Re: [PATCH v4 7/7] cxl/memdev: Register for and process CPER events

From: Ira Weiny
Date: Tue Dec 19 2023 - 18:27:33 EST


Jonathan Cameron wrote:
> On Fri, 15 Dec 2023 15:26:33 -0800
> Ira Weiny <ira.weiny@xxxxxxxxx> wrote:
>
> > If the firmware has configured CXL event support to be firmware first
> > the OS can process those events through CPER records. The CXL layer has
> > unique DPA to HPA knowledge and standard event trace parsing in place.
> >
> > CPER records contain Bus, Device, Function information which can be used
> > to identify the PCI device which is sending the event.
> >
> > Change pci driver registration to include registration for a CXL CPER
> > notifier to process the events through the trace subsystem.
> >
> > Define and use scoped based management to simplify the handling of the
> > pci device object.
> >
> > Cc: Bjorn Helgaas <bhelgaas@xxxxxxxxxx>
> > Signed-off-by: Ira Weiny <ira.weiny@xxxxxxxxx>
>
> I'd break out the pci guard stuff as a precursor patch. That's likely
> to be used elsewhere so it would help for backporting for other users
> if it wasn't buried in a patch doing other stuff.

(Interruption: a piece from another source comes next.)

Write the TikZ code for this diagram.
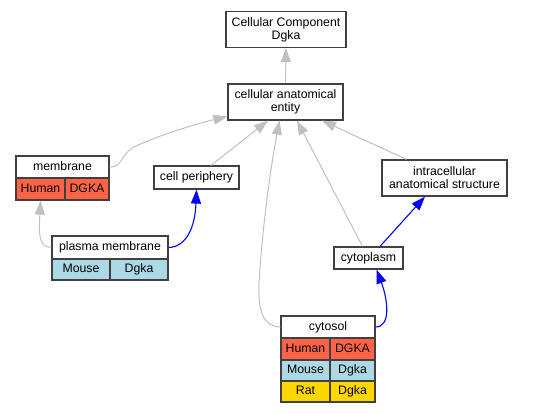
\documentclass[tikz,border=0pt]{standalone}
\usepackage{fontspec}
\setmainfont{Liberation Sans}
\usetikzlibrary{arrows.meta}
\definecolor{edgegray}{HTML}{C0C0C0}
\definecolor{humanc}{HTML}{FF6347}
\definecolor{mousec}{HTML}{ADD8E6}
\definecolor{ratc}{HTML}{FFD700}
\definecolor{boxline}{HTML}{404040}
\tikzset{
  box/.style={draw=boxline, line width=1.2pt, fill=white, inner sep=0pt, align=center,
    font=\fontsize{12.3}{13}\selectfont},
  cell/.style={box, text height=9pt, text depth=2.6pt},
  isa/.style={draw=edgegray, line width=1pt, -{Triangle[length=14pt,width=10pt]}},
  partof/.style={draw=blue, line width=1.1pt, -{Triangle[length=14pt,width=10pt]}},
}
\begin{document}
\begin{tikzpicture}[x=1pt,y=-1pt]
\useasboundingbox (0,0) rectangle (536,413);
% nodes
\node[box, minimum width=120pt, minimum height=36pt] (top) at (286,29.5) {Cellular Component\\Dgka};
\node[box, minimum width=115pt, minimum height=36pt] (cae) at (285.5,102) {cellular anatomical\\entity};
% membrane
\node[cell, minimum width=93pt, minimum height=22pt] (memh) at (62.5,167) {membrane};
\node[cell, fill=humanc, minimum width=49pt, minimum height=22pt] (memA) at (40.5,189) {Human};
\node[cell, fill=humanc, minimum width=44pt, minimum height=22pt] (memB) at (87,189) {DGKA};
% cell periphery
\node[cell, minimum width=85pt, minimum height=23pt] (cp) at (196.5,177.5) {cell periphery};
% intracellular
\node[box, minimum width=125pt, minimum height=36pt] (ic) at (444.5,178) {intracellular\\anatomical structure};
% plasma membrane
\node[cell, minimum width=116pt, minimum height=23pt] (pmh) at (110,247.5) {plasma membrane};
\node[cell, fill=mousec, minimum width=58pt, minimum height=21pt] (pmA) at (81,269.5) {Mouse};
\node[cell, fill=mousec, minimum width=58pt, minimum height=21pt] (pmB) at (139,269.5) {Dgka};
% cytoplasm
\node[cell, minimum width=69pt, minimum height=22pt] (cyto) at (368.5,258) {cytoplasm};
% cytosol
\node[cell, minimum width=94pt, minimum height=22pt] (cyh) at (328,327) {cytosol};
\node[cell, fill=humanc, minimum width=49pt, minimum height=22pt] (cyA1) at (305.5,349) {Human};
\node[cell, fill=humanc, minimum width=45pt, minimum height=22pt] (cyB1) at (352.5,349) {DGKA};
\node[cell, fill=mousec, minimum width=49pt, minimum height=21pt] (cyA2) at (305.5,370.5) {Mouse};
\node[cell, fill=mousec, minimum width=45pt, minimum height=21pt] (cyB2) at (352.5,370.5) {Dgka};
\node[cell, fill=ratc, minimum width=49pt, minimum height=21pt] (cyA3) at (305.5,391.5) {Rat};
\node[cell, fill=ratc, minimum width=45pt, minimum height=21pt] (cyB3) at (352.5,391.5) {Dgka};
% edges
\draw[isa] (cae.north) -- (top.south);
\draw[isa] (memh.east) .. controls (124,167) and (120,153) .. (136,146) .. controls (160,135) and (195,124) .. ([yshift=4pt]cae.south west);
\draw[isa] ([xshift=14.5pt]cp.north) -- ([xshift=-17.5pt]cae.south);
\draw[isa] (cyh.west) .. controls (263,327) and (258,310) .. (259,285) .. controls (261,240) and (270,170) .. ([xshift=-6pt]cae.south);
\draw[isa] ([xshift=-6pt]cyto.north) -- ([xshift=11.5pt]cae.south);
\draw[isa] ([xshift=-38pt]ic.north) -- ([xshift=36.5pt]cae.south);
\draw[isa] (pmh.west) .. controls (38,247) and (39,232) .. (memA.south);
\draw[partof] (pmh.east) .. controls (186,247) and (195,228) .. (cp.south);
\draw[partof] ([xshift=11.5pt]cyto.north) -- ([xshift=-19.5pt]ic.south);
\draw[partof] (cyh.east) .. controls (391,327) and (388,300) .. ([xshift=8pt]cyto.south);
\end{tikzpicture}
\end{document}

That is good. I've done that.

>
> Not to mention that has a different set of likely reviewers to the rest
> of this patch.

Yep.

>
> More generally maybe we should just hardcode the UUID in the tracepoint
> definitions? I think for everything other than the generic one we
> only ever call trace_cxl_memory_module(... &mem_mod_event_uuid..)
> etc.
>
> It's a little ugly to match on the UUID to call a function where it
> hard coded, but less so than inserting the UUID like this does.
> Better I think to make it obvious that this isn't actually a variable
> (for the ones we understand).

I thought about that a bit. But I built the tracing code with generic
macros which contained the UUID. That complicated my efforts.

I've reworked it again and it took a bit of time but I got it to work. It
was not that hard but there is a caveat in the generic macros, which I
made a note of.

[snip]

> >
> > +#define CXL_EVENT_HDR_FLAGS_REC_SEVERITY GENMASK(1, 0)
> > +static void cxl_cper_event_call(enum cxl_event_type ev_type,
> > + struct cxl_cper_event_rec *rec)
> > +{
> > + struct cper_cxl_event_devid *device_id = &rec->hdr.device_id;
> > + struct pci_dev *pdev __free(pci_dev_put) = NULL;
> > + struct cxl_dev_state *cxlds = NULL;
> > + enum cxl_event_log_type log_type;
> > + unsigned int devfn;
> > + u32 hdr_flags;
> > +
> > + devfn = PCI_DEVFN(device_id->device_num, device_id->func_num);
> > + pdev = pci_get_domain_bus_and_slot(device_id->segment_num,
> > + device_id->bus_num, devfn);
> > + if (!pdev)
> > + return;
> > +
> > + guard(device)(&pdev->dev);
> > + if (pdev->driver == &cxl_pci_driver)
> > + cxlds = pci_get_drvdata(pdev);
> > + if (!cxlds)
> > + return;
>
> This is handling two conditions. I'd find it more readable split like:
>
> if (pdev->driver != &cxl_pci_driver)
> return;
>
> cxlds = pci_get_drvdata(pdev);
> if (!cxlds)
> return;
>
> and drop the = NULL above.

Done.

Ira